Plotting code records
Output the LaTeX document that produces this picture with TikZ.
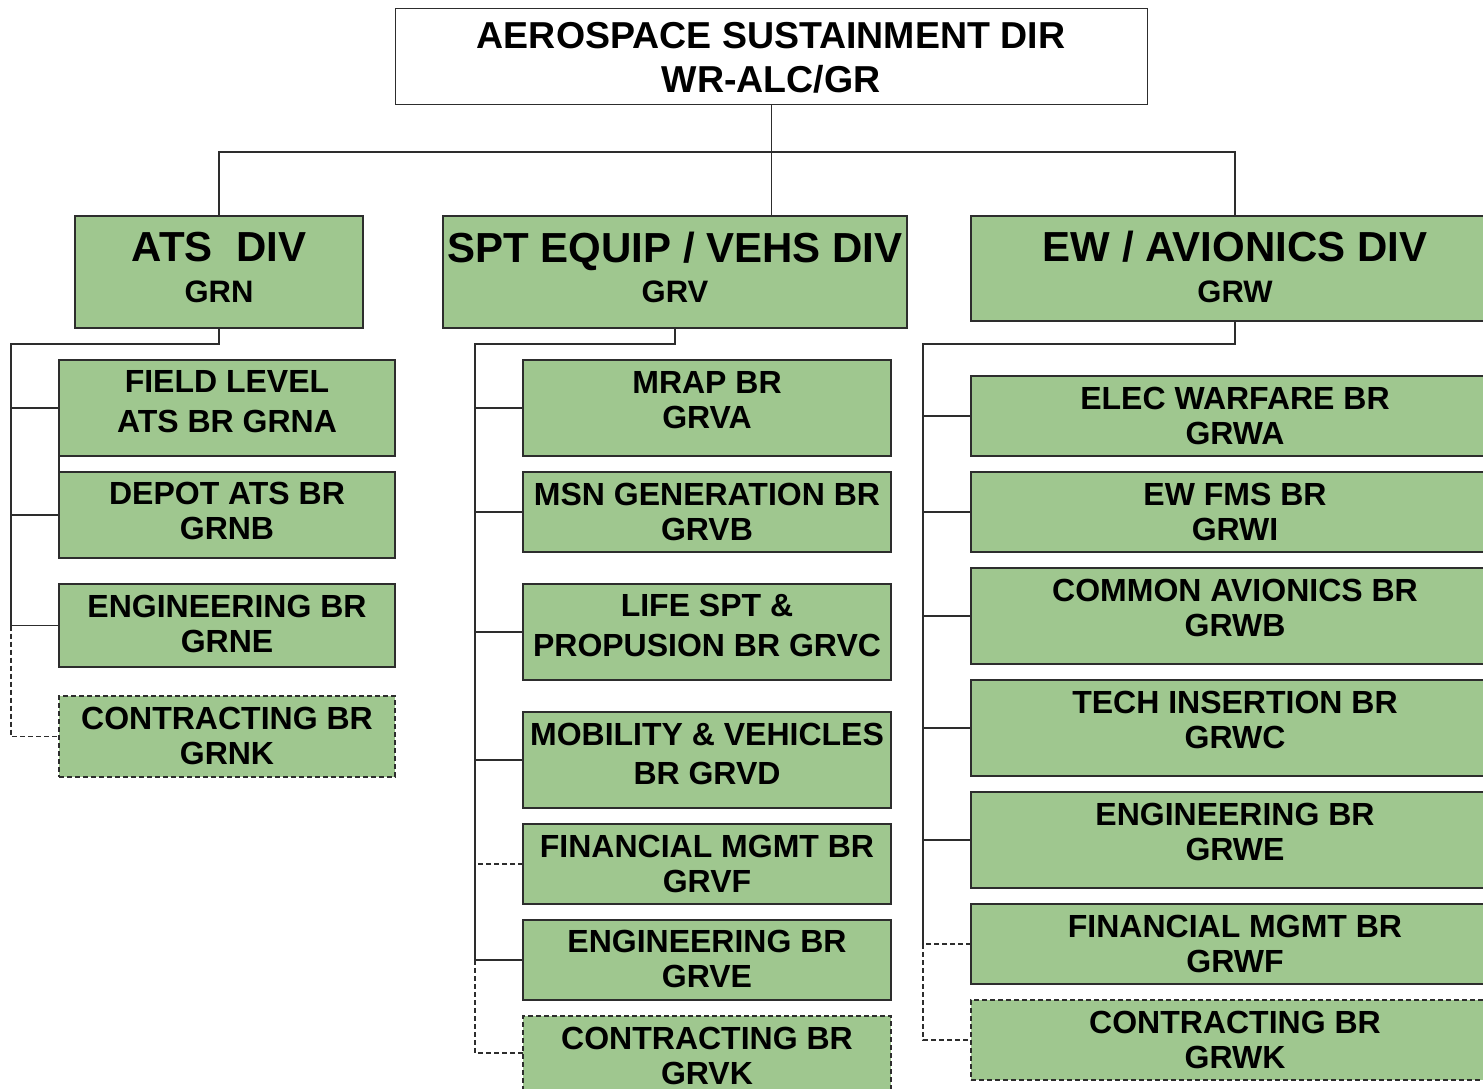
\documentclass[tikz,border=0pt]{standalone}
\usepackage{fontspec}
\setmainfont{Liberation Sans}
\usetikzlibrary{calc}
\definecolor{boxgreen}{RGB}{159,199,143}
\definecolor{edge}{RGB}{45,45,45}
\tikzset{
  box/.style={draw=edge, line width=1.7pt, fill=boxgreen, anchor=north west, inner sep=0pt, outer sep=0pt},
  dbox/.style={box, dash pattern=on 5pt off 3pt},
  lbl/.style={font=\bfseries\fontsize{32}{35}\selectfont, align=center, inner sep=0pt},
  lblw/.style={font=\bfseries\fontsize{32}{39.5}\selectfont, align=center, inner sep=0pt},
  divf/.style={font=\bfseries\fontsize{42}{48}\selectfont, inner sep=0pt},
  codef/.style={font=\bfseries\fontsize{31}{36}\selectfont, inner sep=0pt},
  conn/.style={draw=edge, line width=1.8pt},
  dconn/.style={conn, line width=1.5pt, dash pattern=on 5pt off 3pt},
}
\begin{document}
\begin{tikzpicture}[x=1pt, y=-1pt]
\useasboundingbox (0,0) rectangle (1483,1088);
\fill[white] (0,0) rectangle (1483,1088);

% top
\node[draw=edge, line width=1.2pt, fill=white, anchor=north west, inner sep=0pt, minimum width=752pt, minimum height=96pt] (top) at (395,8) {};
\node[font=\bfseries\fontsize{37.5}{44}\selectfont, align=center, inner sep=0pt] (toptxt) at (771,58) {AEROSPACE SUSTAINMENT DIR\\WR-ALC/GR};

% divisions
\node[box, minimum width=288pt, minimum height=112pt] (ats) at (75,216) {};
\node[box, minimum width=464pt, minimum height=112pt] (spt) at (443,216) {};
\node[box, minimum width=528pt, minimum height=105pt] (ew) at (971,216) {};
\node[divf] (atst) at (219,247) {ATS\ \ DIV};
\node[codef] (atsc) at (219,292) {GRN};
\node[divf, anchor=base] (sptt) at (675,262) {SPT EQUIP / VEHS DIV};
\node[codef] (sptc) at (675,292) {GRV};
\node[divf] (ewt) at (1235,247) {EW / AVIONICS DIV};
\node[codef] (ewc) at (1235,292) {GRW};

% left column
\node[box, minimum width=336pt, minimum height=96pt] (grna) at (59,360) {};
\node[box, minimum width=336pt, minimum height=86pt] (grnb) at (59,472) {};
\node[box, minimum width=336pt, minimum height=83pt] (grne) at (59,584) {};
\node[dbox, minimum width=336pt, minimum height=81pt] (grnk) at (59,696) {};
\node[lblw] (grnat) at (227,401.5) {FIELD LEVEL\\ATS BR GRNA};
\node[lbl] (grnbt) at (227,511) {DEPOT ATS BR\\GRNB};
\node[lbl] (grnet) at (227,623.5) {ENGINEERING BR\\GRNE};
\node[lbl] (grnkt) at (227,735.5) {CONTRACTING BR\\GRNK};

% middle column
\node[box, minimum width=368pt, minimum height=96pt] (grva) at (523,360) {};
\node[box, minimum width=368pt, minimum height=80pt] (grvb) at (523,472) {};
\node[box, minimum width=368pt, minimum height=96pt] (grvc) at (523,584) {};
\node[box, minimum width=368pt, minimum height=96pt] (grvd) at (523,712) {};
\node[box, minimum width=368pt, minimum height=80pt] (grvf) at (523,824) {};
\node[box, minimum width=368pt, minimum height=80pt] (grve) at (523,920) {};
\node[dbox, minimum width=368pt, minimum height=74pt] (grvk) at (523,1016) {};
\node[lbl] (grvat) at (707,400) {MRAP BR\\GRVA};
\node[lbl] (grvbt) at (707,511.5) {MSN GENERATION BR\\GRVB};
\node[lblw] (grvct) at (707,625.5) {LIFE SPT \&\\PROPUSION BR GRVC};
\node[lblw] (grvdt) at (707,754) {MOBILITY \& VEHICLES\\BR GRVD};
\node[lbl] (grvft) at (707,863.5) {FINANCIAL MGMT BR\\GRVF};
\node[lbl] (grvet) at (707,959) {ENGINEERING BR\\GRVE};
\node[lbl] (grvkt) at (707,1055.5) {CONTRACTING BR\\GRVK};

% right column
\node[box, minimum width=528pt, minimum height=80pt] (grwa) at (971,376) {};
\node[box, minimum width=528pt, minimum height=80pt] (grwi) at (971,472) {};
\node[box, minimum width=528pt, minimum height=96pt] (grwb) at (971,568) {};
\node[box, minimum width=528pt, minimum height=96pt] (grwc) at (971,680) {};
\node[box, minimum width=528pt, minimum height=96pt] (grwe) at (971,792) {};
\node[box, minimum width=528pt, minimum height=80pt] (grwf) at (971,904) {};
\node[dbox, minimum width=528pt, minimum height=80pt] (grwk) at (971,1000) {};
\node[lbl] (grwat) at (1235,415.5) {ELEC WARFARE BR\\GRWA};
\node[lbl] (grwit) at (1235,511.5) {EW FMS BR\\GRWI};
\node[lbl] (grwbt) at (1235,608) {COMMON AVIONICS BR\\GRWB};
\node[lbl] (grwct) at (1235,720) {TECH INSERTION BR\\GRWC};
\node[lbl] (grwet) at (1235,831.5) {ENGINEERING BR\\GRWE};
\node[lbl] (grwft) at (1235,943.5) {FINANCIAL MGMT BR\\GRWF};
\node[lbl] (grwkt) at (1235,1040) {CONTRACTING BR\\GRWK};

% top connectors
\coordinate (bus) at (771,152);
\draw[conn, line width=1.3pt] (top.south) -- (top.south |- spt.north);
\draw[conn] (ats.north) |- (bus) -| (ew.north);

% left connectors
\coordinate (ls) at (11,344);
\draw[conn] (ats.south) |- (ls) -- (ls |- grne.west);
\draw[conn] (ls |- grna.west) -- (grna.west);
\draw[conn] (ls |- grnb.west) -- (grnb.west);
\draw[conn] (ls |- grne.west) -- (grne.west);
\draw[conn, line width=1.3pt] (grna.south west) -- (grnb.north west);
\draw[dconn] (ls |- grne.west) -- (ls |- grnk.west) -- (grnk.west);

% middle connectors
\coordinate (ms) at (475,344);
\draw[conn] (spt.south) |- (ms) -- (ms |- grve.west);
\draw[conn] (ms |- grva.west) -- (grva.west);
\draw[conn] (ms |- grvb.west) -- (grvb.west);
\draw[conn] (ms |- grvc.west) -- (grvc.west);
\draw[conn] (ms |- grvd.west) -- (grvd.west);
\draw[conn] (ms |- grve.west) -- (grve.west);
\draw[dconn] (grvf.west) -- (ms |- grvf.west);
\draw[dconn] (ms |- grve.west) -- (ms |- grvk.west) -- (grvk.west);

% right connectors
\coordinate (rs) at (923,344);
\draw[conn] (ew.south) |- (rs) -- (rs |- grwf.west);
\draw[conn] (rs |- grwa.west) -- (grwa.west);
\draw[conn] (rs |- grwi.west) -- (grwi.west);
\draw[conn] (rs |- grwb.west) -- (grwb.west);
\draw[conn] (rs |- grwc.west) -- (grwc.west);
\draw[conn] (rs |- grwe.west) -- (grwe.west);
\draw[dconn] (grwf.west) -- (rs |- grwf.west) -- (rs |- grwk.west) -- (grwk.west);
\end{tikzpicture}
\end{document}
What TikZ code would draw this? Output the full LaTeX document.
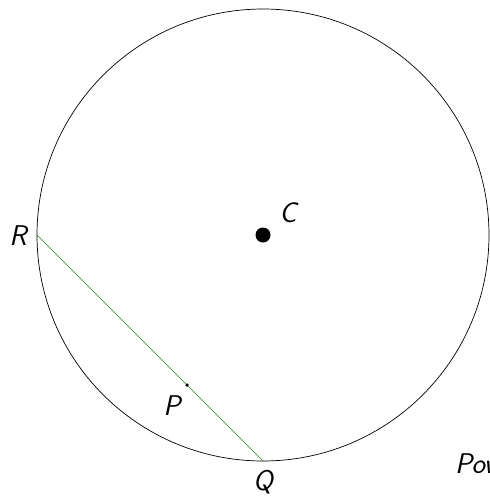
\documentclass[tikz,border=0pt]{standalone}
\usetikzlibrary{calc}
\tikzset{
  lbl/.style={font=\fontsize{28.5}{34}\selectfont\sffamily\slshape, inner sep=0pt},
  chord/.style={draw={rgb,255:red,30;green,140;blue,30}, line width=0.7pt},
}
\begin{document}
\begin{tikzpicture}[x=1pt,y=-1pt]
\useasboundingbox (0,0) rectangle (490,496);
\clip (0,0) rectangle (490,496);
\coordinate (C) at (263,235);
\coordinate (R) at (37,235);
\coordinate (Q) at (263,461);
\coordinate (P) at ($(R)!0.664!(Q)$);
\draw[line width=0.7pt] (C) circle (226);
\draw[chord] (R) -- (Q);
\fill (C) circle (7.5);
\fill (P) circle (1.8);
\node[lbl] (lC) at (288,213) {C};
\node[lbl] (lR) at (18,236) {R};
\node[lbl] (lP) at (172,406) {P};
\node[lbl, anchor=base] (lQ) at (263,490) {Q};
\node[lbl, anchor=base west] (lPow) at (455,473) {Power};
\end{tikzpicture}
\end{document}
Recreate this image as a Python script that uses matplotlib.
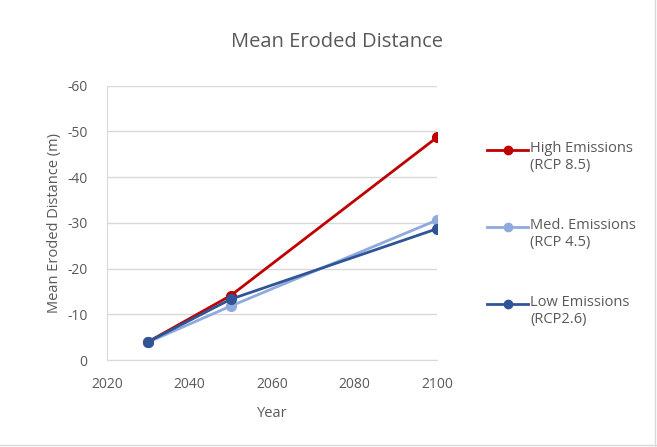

### BRIEF
Copy only the part of the records that runs from the first line to the line with "align=center, inner sep=0pt]", ends included, leaving pictures out.

### THE OUTPUT
Output the LaTeX document that produces this picture with TikZ.
\documentclass[tikz,border=0pt]{standalone}
\usepackage{fontspec}
\setmainfont{Liberation Sans}
\usetikzlibrary{calc}
\definecolor{boxgreen}{RGB}{159,199,143}
\definecolor{edge}{RGB}{45,45,45}
\tikzset{
  box/.style={draw=edge, line width=1.7pt, fill=boxgreen, anchor=north west, inner sep=0pt, outer sep=0pt},
  dbox/.style={box, dash pattern=on 5pt off 3pt},
  lbl/.style={font=\bfseries\fontsize{32}{35}\selectfont, align=center, inner sep=0pt},
  lblw/.style={font=\bfseries\fontsize{32}{39.5}\selectfont, align=center, inner sep=0pt},
  divf/.style={font=\bfseries\fontsize{42}{48}\selectfont, inner sep=0pt},
  codef/.style={font=\bfseries\fontsize{31}{36}\selectfont, inner sep=0pt},
  conn/.style={draw=edge, line width=1.8pt},
  dconn/.style={conn, line width=1.5pt, dash pattern=on 5pt off 3pt},
}
\begin{document}
\begin{tikzpicture}[x=1pt, y=-1pt]
\useasboundingbox (0,0) rectangle (1483,1088);
\fill[white] (0,0) rectangle (1483,1088);

% top
\node[draw=edge, line width=1.2pt, fill=white, anchor=north west, inner sep=0pt, minimum width=752pt, minimum height=96pt] (top) at (395,8) {};
\node[font=\bfseries\fontsize{37.5}{44}\selectfont, align=center, inner sep=0pt] (toptxt) at (771,58) {AEROSPACE SUSTAINMENT DIR\\WR-ALC/GR};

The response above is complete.